Easy Virtue (1927)
7/10
"Jesus, this is like a Noel Coward play, one of us should go and make some martinis." - Woody Allen in Manhattan
16 May 2016
The premise of the story is that a woman, the gorgeous Larita, is caught in a scandal when she is divorced from her husband (he was a drunk louse, and the 'Easy Virtue' name comes from the sort of scandal at the time: she went into another man's arms, an artist who cared for her, and then he got into a big fight that ended with a gun going off).

In other words, she was found guilty and found a "Correspondent" or whatever that means, so she decides to high tail it to the Mediterranean/South of France and happens to meet a nice young man, John, who just falls head over heels for her... except he doesn't know about her past, and doesn't care to ask even when she asks why he lovers her without knowing about her. Then it's time for a 'Meet the Parents' scenario. You can see where this might go.

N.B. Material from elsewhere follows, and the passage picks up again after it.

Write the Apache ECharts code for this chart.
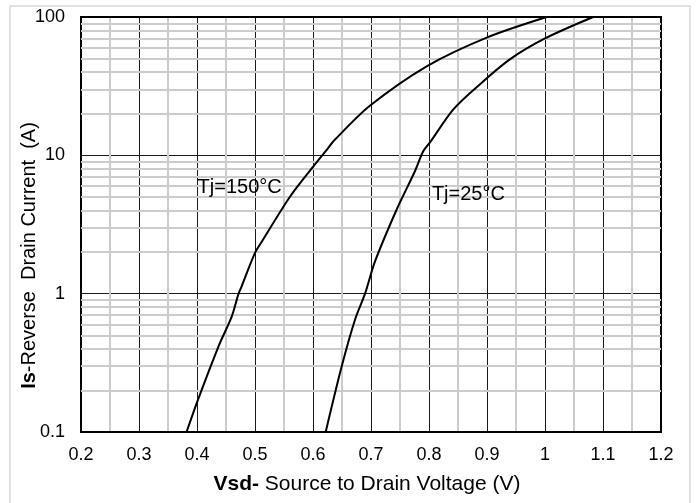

At first I thought this might be somewhat of an unintentional trial run for Hitchcock for Rebecca, also about the terrors that come to a woman when she is brought home by her new beau to the family and the mother doesn't take a liking to her in the slightest. But this isn't Gothic melodrama, this is more about morality and class mores. There's a on one hand on the other hand with this scenario: on the one hand, it's now 2016, and divorce, though not something that's very pleasant and often can end acrimoniously and Ireland only allowed it as a thing 20 years ago and so on, is something that is a societal norm. So in 1928 it was not at all normal and, on the contrary, if one became a scandalous figure for it (for, GASP, possibly favoring another man over a drunken brute!), it could be seen as something unfavorable.

But on the other hand, to the stories credit, the way the story ends up rolling out not all sides see this past of Larita's omething that's even they're business, when it does surface (at first her face is a 'you remind me of someone' thing, but it can't be placed until it's seen in a newspaper, somehow the medium change makes it clear which is a clever touch by the way). I liked the moments where John's father takes Larita aside and says 'do right by my boy, I don't care about what you did before.' It's a mature moment, just as when she tells them all when the big revelation comes out, 'it's my business, I have to live with it, not you' to that extent.

So there's some drama to unpack here, but I think for the most part Hitchcock finds a way to navigate this story with entertaining direction and moments that really make you keep attention. He can't help that some of its contrived to the point that one might see in a modern romantic comedy or drama - i.e. if the main couple just sat down and had a damn conversation it'd be the end of it, and the "I love you without knowing you" seems a little weak, albeit it does end up being part of the commentary on how flawed John is when he is in one place like the South of France vs with his family - but there's many moments for terrific acting Isabel Jeans as Larita and the mother played by Violet Farebrother.

I think one can pick apart this movie and see the holes in it, or how the ending is a bit rushed, and at the end of it all its still a credit to how sharp Hitchcock's craft was by 1928, near the tail-end of his work in silent productions, that he could make the camera dynamic (watch for those shots in the courtroom early on that make things seem bent out of shape, the way those views-through-the-monocle for the judge gives an entrapping quality, at least it did for me), and probably puts in some comedy where I can't see it being in the play.

A highlight is when John and Larita are in a horse-drawn carriage and it's a moment where love is professed though he doesn't care about her past (at that moment)... and then Hitchcock cuts to a wide shot and shows that the carriage driver has dozed off (!) and the horse has stopped in order to, yes, have the equivalent of making out with another horse in front of him, or her (!!) It's genuine laughs to be had there, and it's all from staging and timing (I can't picture that happening on a stage unless it was with horse costumes or something), not to mention the comedic highlight with a telephone-switchboard operator (Benita Hume is the actress) eavesdropping on a call between the two love-birds and just how her face and eyes change in one minute is uproariously funny. Hell, even a shot showing the full dining room for the Whittaker family, with Christian saints hanging large and looming on the walls, is amusing.

Jeans has some glamorous moments and times to shine, and the acting across the board is solid. It's dated in certain significant ways, and predictable in some others (i.e. the 'other' girl who could've been John's who is always on the sidelines like the platonic woman or something), and not least of which the ending. Yet at least it's a story that, for the time, attempts to wag a finger at people who think Divorce = Bad, and Hitchcock tries to overcome the lack of what would usually be necessary in adapting a Noel Coward play, like *dialog*, and can still make some interesting cinema out of it.